* [WHAT IS ASKED]
Restate the full listing word for word and leave the pictures out.

|---|

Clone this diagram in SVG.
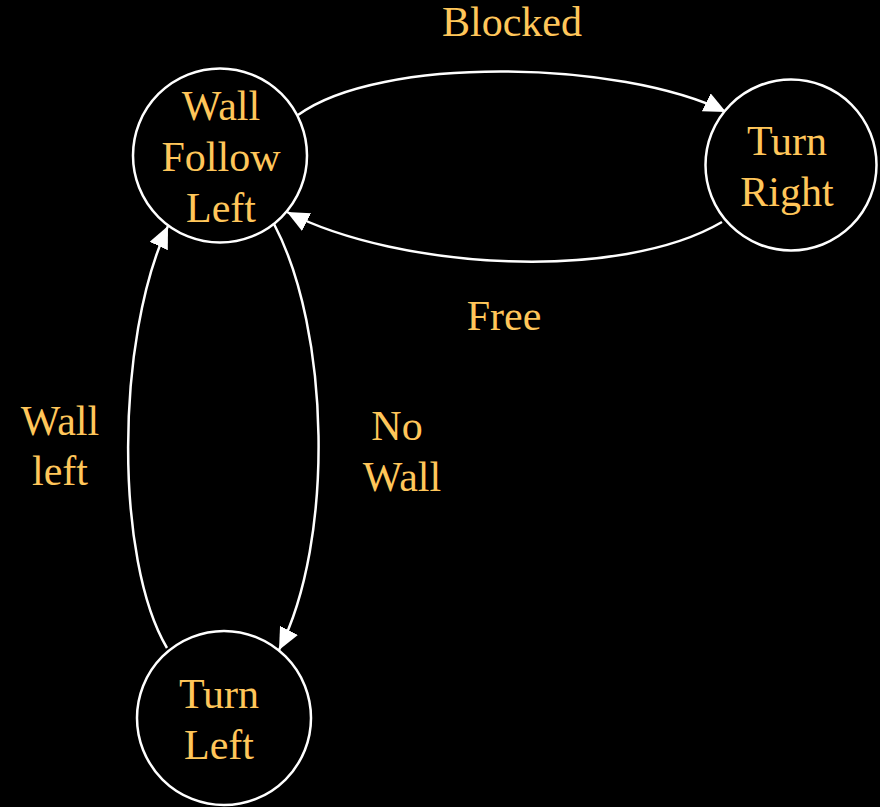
<svg xmlns="http://www.w3.org/2000/svg" width="880" height="807" viewBox="0 0 880 807">
<defs>
<marker id="arr" markerUnits="userSpaceOnUse" markerWidth="24" markerHeight="22" refX="22" refY="10" orient="auto">
<path d="M0,0 L22,10 L0,20 z" fill="#fff"/>
</marker>
<style>
.n{fill:#000;stroke:#fff;stroke-width:2.5}
.t{font-family:'Liberation Serif','Times New Roman',serif;font-size:42px;fill:#FFC65A;text-anchor:middle}
.e{fill:none;stroke:#fff;stroke-width:2.5;marker-end:url(#arr)}
</style>
</defs>
<rect width="880" height="807" fill="#000"/>
<g id="connectors">
<path class="e" d="M298,115 C380,55 620,60 726,112"/>
<path class="e" d="M722,222 C620,282 400,270 287,212"/>
<path class="e" d="M274,224 C330,330 335,540 279,650"/>
<path class="e" d="M167,648 C115,560 115,340 168,226"/>
</g>
<g id="wall-follow-left">
<circle class="n" cx="220" cy="155.5" r="87"/>
<text class="t" x="221" y="120">Wall</text>
<text class="t" x="221" y="171">Follow</text>
<text class="t" x="221" y="222">Left</text>
</g>
<g id="turn-right">
<circle class="n" cx="791" cy="165" r="85.5"/>
<text class="t" x="787" y="155">Turn</text>
<text class="t" x="787" y="206">Right</text>
</g>
<g id="turn-left">
<circle class="n" cx="224" cy="718" r="87"/>
<text class="t" x="219" y="708">Turn</text>
<text class="t" x="219" y="759">Left</text>
</g>
<g id="labels">
<text class="t" x="512" y="36">Blocked</text>
<text class="t" x="504" y="330">Free</text>
<text class="t" x="60" y="435">Wall</text>
<text class="t" x="60" y="485">left</text>
<text class="t" x="397" y="440">No</text>
<text class="t" x="402" y="491">Wall</text>
</g>
</svg>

|---|

* [TASK RESULT]
Clone this diagram in SVG.
<svg xmlns="http://www.w3.org/2000/svg" width="880" height="807" viewBox="0 0 880 807">
<defs>
<marker id="arr" markerUnits="userSpaceOnUse" markerWidth="24" markerHeight="22" refX="22" refY="10" orient="auto">
<path d="M0,0 L22,10 L0,20 z" fill="#fff"/>
</marker>
<style>
.n{fill:#000;stroke:#fff;stroke-width:2.5}
.t{font-family:'Liberation Serif','Times New Roman',serif;font-size:42px;fill:#FFC65A;text-anchor:middle}
.e{fill:none;stroke:#fff;stroke-width:2.5;marker-end:url(#arr)}
</style>
</defs>
<rect width="880" height="807" fill="#000"/>
<g id="connectors">
<path class="e" d="M298,115 C380,55 620,60 726,112"/>
<path class="e" d="M722,222 C620,282 400,270 287,212"/>
<path class="e" d="M274,224 C330,330 335,540 279,650"/>
<path class="e" d="M167,648 C115,560 115,340 168,226"/>
</g>
<g id="wall-follow-left">
<circle class="n" cx="220" cy="155.5" r="87"/>
<text class="t" x="221" y="120">Wall</text>
<text class="t" x="221" y="171">Follow</text>
<text class="t" x="221" y="222">Left</text>
</g>
<g id="turn-right">
<circle class="n" cx="791" cy="165" r="85.5"/>
<text class="t" x="787" y="155">Turn</text>
<text class="t" x="787" y="206">Right</text>
</g>
<g id="turn-left">
<circle class="n" cx="224" cy="718" r="87"/>
<text class="t" x="219" y="708">Turn</text>
<text class="t" x="219" y="759">Left</text>
</g>
<g id="labels">
<text class="t" x="512" y="36">Blocked</text>
<text class="t" x="504" y="330">Free</text>
<text class="t" x="60" y="435">Wall</text>
<text class="t" x="60" y="485">left</text>
<text class="t" x="397" y="440">No</text>
<text class="t" x="402" y="491">Wall</text>
</g>
</svg>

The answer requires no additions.